*Work instructions*:
From the very first line of the data to the line containing "(0,0) rectangle (928,530);", retype everything exactly, leaving the pictures behind.

■ ■ ■ ■ ■

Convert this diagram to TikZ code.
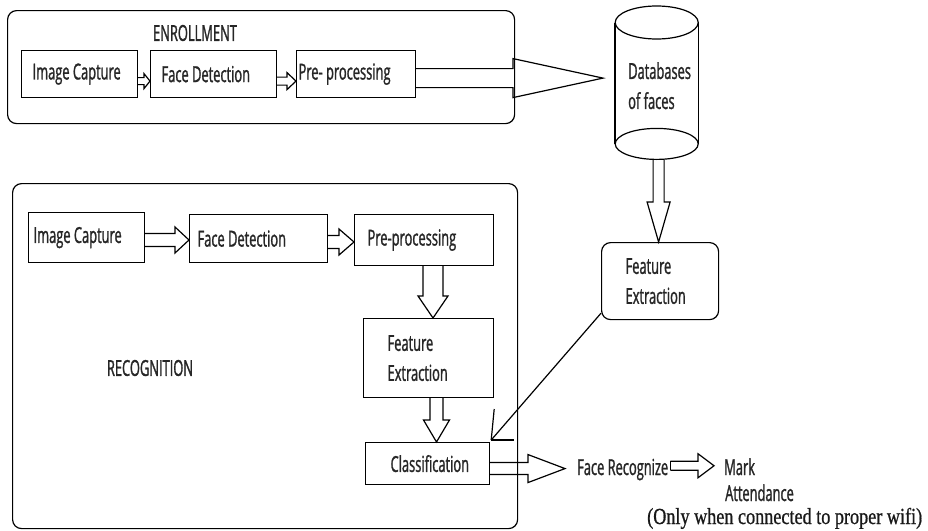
\documentclass[tikz,border=0pt]{standalone}
\usepackage{fontspec}
\setmainfont[FakeStretch=0.585, FakeBold=1.2]{Open Sans}
\newfontfamily\wififont[FakeStretch=0.79, FakeBold=0.8]{Liberation Serif}
\usetikzlibrary{calc}
\tikzset{
  ln/.style={line width=1.2pt, black},
  frame/.style={ln, draw, rectangle, rounded corners=9pt, anchor=north west, inner sep=0pt},
  box/.style={ln, draw, rectangle, anchor=north west, inner ysep=0pt, align=flush left,
              font=\fontsize{22}{30}\selectfont, text=black!85},
  txt/.style={inner sep=0pt, font=\fontsize{22}{30}\selectfont, text=black!85},
  barrow/.style={ln, line join=miter}
}
% horizontal block arrow: start, tip, shaft half, head half, head length
\newcommand\HArrow[5]{%
  \draw[barrow] ($(#1)+(0,-#3)$) -- ($(#2)+(-#5,-#3)$) -- ($(#2)+(-#5,-#4)$) -- (#2)
    -- ($(#2)+(-#5,#4)$) -- ($(#2)+(-#5,#3)$) -- ($(#1)+(0,#3)$);}
% vertical (downward) block arrow
\newcommand\VArrow[5]{%
  \draw[barrow] ($(#1)+(-#3,0)$) -- ($(#2)+(-#3,-#5)$) -- ($(#2)+(-#4,-#5)$) -- (#2)
    -- ($(#2)+(#4,-#5)$) -- ($(#2)+(#3,-#5)$) -- ($(#1)+(#3,0)$);}
\begin{document}
\begin{tikzpicture}[x=1pt,y=-1pt]
\useasboundingbox (0,0) rectangle (928,530);

% ---------- Enrollment ----------
\node[frame, minimum width=507pt, minimum height=113pt] (enr) at (7,10) {};
\node[txt] (enrl) at (195,33) {ENROLLMENT};
\node[box, minimum height=47pt, inner xsep=11pt, text width=94pt] (ic1) at (21,50) {Image Capture};
\node[box, minimum height=47pt, inner xsep=11pt, text width=104pt] (fd1) at (150,50) {Face Detection};
\node[box, minimum height=47pt, inner xsep=2pt, text width=115pt] (pp1) at (296,50) {Pre- processing};

\coordinate (a1t) at ($(fd1.west)+(0,7)$);
\coordinate (a1s) at (ic1.east |- a1t);
\HArrow{a1s}{a1t}{3.5}{7.5}{6}
\coordinate (a2t) at ($(pp1.west)+(0,7)$);
\coordinate (a2s) at (fd1.east |- a2t);
\HArrow{a2s}{a2t}{4}{8.5}{9}

% ---------- Database ----------
\node[inner ysep=0pt, inner xsep=13pt, text width=57pt, minimum height=153pt, anchor=north west,
      align=flush left, font=\fontsize{22}{30}\selectfont, text=black!85] (db) at (615,9) {Databases\\of faces};
\draw[ln] ($(db.north)+(0,13.5)$) ellipse [x radius=41.5pt, y radius=16.5pt];
\draw[ln] ($(db.south)+(0,-18.5)$) ellipse [x radius=41.5pt, y radius=15.5pt];
\draw[ln] ($(db.north west)+(0,13.5)$) -- ($(db.south west)+(0,-18.5)$);
\draw[ln] ($(db.north east)+(0,13.5)$) -- ($(db.south east)+(0,-18.5)$);

\coordinate (b0) at ($(pp1.east)+(0,4)$);
\coordinate (b1) at ($(db.west |- b0)+(-12,0)$);
\HArrow{b0}{b1}{9.5}{19.5}{90}

% ---------- Right feature extraction ----------
\node[box, rounded corners=9pt, minimum height=77pt, inner xsep=24pt, text width=69pt] (fe1) at (601,242) {Feature\\Extraction};
\coordinate (c1) at ($(fe1.north)+(-1.5,0)$);
\coordinate (c0) at ($(c1 |- db.south)+(0,-3)$);
\VArrow{c0}{c1}{5.5}{11.5}{40}

% ---------- Recognition ----------
\node[frame, minimum width=505pt, minimum height=345pt] (rec) at (12,183) {};
\node[txt] (recl) at (150,368) {RECOGNITION};
\node[box, minimum height=50pt, inner xsep=5pt, text width=106pt] (ic2) at (28,212) {Image Capture};
\node[box, minimum height=48pt, inner xsep=8pt, text width=122pt] (fd2) at (189,214) {Face Detection};
\node[box, minimum height=51pt, inner xsep=13pt, text width=113pt] (pp2) at (354,214) {Pre-processing};
\node[box, minimum height=79pt, inner xsep=24pt, text width=82pt] (fe2) at (363,318) {Feature\\Extraction};
\node[box, minimum height=42pt, inner xsep=25pt, text width=74pt] (cl) at (365,442) {Classification};

\coordinate (d1t) at (fd2.west |- 0,240);
\coordinate (d1s) at (ic2.east |- d1t);
\HArrow{d1s}{d1t}{6.5}{13}{14}
\coordinate (d2t) at (pp2.west |- 0,242);
\coordinate (d2s) at (fd2.east |- d2t);
\HArrow{d2s}{d2t}{6.5}{13}{15}
\coordinate (d3t) at ($(fe2.north west)+(70,0)$);
\coordinate (d3s) at (d3t |- pp2.south);
\VArrow{d3s}{d3t}{10}{15}{22}
\coordinate (d4t) at ($(cl.north west)+(71.5,0)$);
\coordinate (d4s) at (d4t |- fe2.south);
\VArrow{d4s}{d4t}{6.5}{13}{22}

% link from right feature extraction to classification
\coordinate (hit) at ($(cl.north east)+(1,-2)$);
\draw[ln] ($(fe1.south west)+(0,-7)$) -- (hit);
\draw[ln] (hit) -- ++(3,-31);
\draw[ln] (hit) -- ++(23,0);

% ---------- Output ----------
\node[txt, anchor=base west] (fr) at (577,475) {Face Recognize};
\node[txt, anchor=base west] (mk) at (724,475) {Mark};
\node[txt, anchor=base west] (att) at (725,501) {Attendance};
\node[inner sep=0pt, anchor=base west, font=\wififont\fontsize{23}{28}\selectfont, text=black!90] (wifi) at (647,524) {(Only when connected to proper wifi)};

\coordinate (e1t) at ($(fr.west)+(-12,-1)$);
\coordinate (e1s) at (cl.east |- e1t);
\HArrow{e1s}{e1t}{6}{14}{37}
\coordinate (e2t) at ($(mk.west)+(-10,-1)$);
\coordinate (e2s) at ($(fr.east |- e2t)+(2,0)$);
\HArrow{e2s}{e2t}{4.5}{12}{16}
\draw[ln] ($(e2s)+(0,-4.5)$) -- ($(e2s)+(0,4.5)$);
\end{tikzpicture}
\end{document}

■ ■ ■ ■ ■

*Response below*:
Convert this diagram to TikZ code.
\documentclass[tikz,border=0pt]{standalone}
\usepackage{fontspec}
\setmainfont[FakeStretch=0.585, FakeBold=1.2]{Open Sans}
\newfontfamily\wififont[FakeStretch=0.79, FakeBold=0.8]{Liberation Serif}
\usetikzlibrary{calc}
\tikzset{
  ln/.style={line width=1.2pt, black},
  frame/.style={ln, draw, rectangle, rounded corners=9pt, anchor=north west, inner sep=0pt},
  box/.style={ln, draw, rectangle, anchor=north west, inner ysep=0pt, align=flush left,
              font=\fontsize{22}{30}\selectfont, text=black!85},
  txt/.style={inner sep=0pt, font=\fontsize{22}{30}\selectfont, text=black!85},
  barrow/.style={ln, line join=miter}
}
% horizontal block arrow: start, tip, shaft half, head half, head length
\newcommand\HArrow[5]{%
  \draw[barrow] ($(#1)+(0,-#3)$) -- ($(#2)+(-#5,-#3)$) -- ($(#2)+(-#5,-#4)$) -- (#2)
    -- ($(#2)+(-#5,#4)$) -- ($(#2)+(-#5,#3)$) -- ($(#1)+(0,#3)$);}
% vertical (downward) block arrow
\newcommand\VArrow[5]{%
  \draw[barrow] ($(#1)+(-#3,0)$) -- ($(#2)+(-#3,-#5)$) -- ($(#2)+(-#4,-#5)$) -- (#2)
    -- ($(#2)+(#4,-#5)$) -- ($(#2)+(#3,-#5)$) -- ($(#1)+(#3,0)$);}
\begin{document}
\begin{tikzpicture}[x=1pt,y=-1pt]
\useasboundingbox (0,0) rectangle (928,530);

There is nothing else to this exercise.